When planting for shade, the soil needs every consideration given to a sunny locale. Mulch, natural soil amendments and drainage are key. “Especially when working with clay soil, you’ll need organic material along with expanded shale and green sand to help with drainage,” Stephanie said. She also suggests digging a ‘dirty or ugly hole’ when planting—leaving the bottom and edges jagged to encourage roots to spread. “With a smooth-sided hole, the roots will spiral onto themselves and the tree or plant will not thrive. But trees should be planted in native, non-amended soil so the variety makes a big difference. Howard Garrett’s Texas Trees is an excellent resource for tree selection.”
When Stephanie first moved to Texas over 35 years ago, landscaping was about plants. Today’s gardens set the stage for outdoor living and encompass structures both rustic and contemporary that reflect the homeowner’s personality. “We’re creating environments that are more interesting, but I still like to see the hard lines of pergolas and arbors softened with living plants.”
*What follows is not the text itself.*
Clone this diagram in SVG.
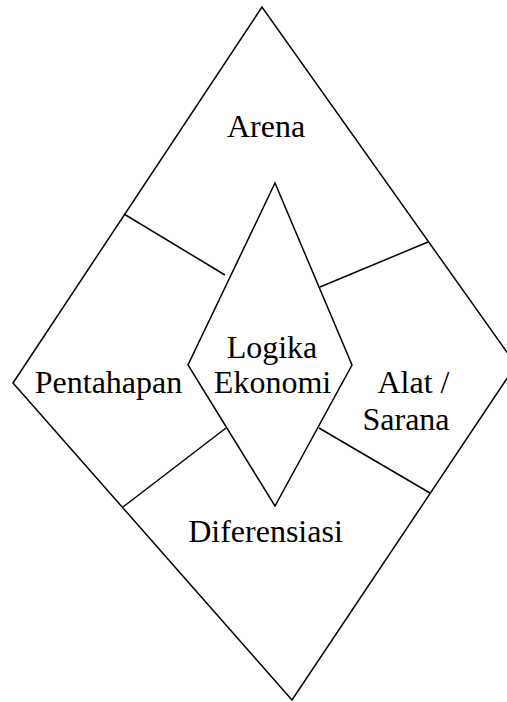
<svg xmlns="http://www.w3.org/2000/svg" width="507" height="702" viewBox="0 0 507 702">
<style>
.shape{fill:none;stroke:#000;stroke-width:1.5;stroke-linejoin:miter}
.line{stroke:#000;stroke-width:1.5;fill:none}
.lbl{font-family:"Liberation Serif","Times New Roman",serif;font-size:32px;fill:#000;text-anchor:middle}
</style>
<rect width="507" height="702" fill="#fff"/>
<g id="outer-diamond">
<polygon class="shape" points="262,7 13,383 292,700 516,365"/>
</g>
<g id="connectors">
<line class="line" x1="124" y1="214" x2="225" y2="275"/>
<line class="line" x1="428" y1="242" x2="320" y2="287"/>
<line class="line" x1="123" y1="507" x2="226" y2="428"/>
<line class="line" x1="319" y1="428" x2="430" y2="493"/>
</g>
<g id="logika-ekonomi">
<polygon class="shape" points="275,183 188,365 275,506 352,365"/>
<text class="lbl" x="272" y="358">Logika</text>
<text class="lbl" x="272.5" y="393">Ekonomi</text>
</g>
<g id="arena">
<text class="lbl" x="266" y="137">Arena</text>
</g>
<g id="pentahapan">
<text class="lbl" x="108.5" y="393">Pentahapan</text>
</g>
<g id="alat-sarana">
<text class="lbl" x="413.5" y="393">Alat /</text>
<text class="lbl" x="406" y="430">Sarana</text>
</g>
<g id="diferensiasi">
<text class="lbl" x="265.5" y="542">Diferensiasi</text>
</g>
</svg>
No matter what you start with, “recognize early on that every garden evolves,” Stephanie said. “You might have a pocket of sunlight where a plant will thrive one year and the next year, it’s gone. You have to be willing to adapt and enjoy the process.”
A stone sofa surrounds a fire pit flanked by a dry creek bed while a cedar deck with stone accents utilizes even more natural materials, allowing this magnificent seating area to blend effortlessly with its habitat. Battery powered lanterns hang from nearby trees, offering an evening oasis far from suburban stresses.
Lead the Way
Decomposed granite paths bordered by stacked stone edges weave effortlessly between variegated privet, pittosporum, monkey grass, day lilies and hydrangea while shade-loving ornamental Japanese maple, dogwood and redbuds create an understory. Native elm, ash and bois d’arc (osage orange) trees provide the canopy.
A dry creek bed becomes a bubbling brook during a rare deluge, providing essential drainage that would otherwise erode the soil and uproot plants. The charming Oklahoma flagstone bridge creates a footpath over the river rock and gravel while a blushing Caladium peeks out. Who says aesthetics must surrender to practicality?
Chinese wisteria softens the hard lines of the pergola and drips with purple blossoms in early spring. Dry set flagstones create a path between natural rocks and boulders while an oleander thrives in a sunny spot. Pots of ferns and hostas create a perfect oasis for morning coffee.
Foxtail fern grows in a terra cotta pot under the pergola.
A stately bois d’arc lends an expanse of shade to the deck and surrounding plants. What better place to escape from the sun than your own natural sanctuary?
While a good groundcover might be hard to find, discovering a shade-loving variety can pose an even bigger challenge. Here Japanese Ardisia not only rises to the occasion but produces a delightful red berry in the winter and can handle some sun as well.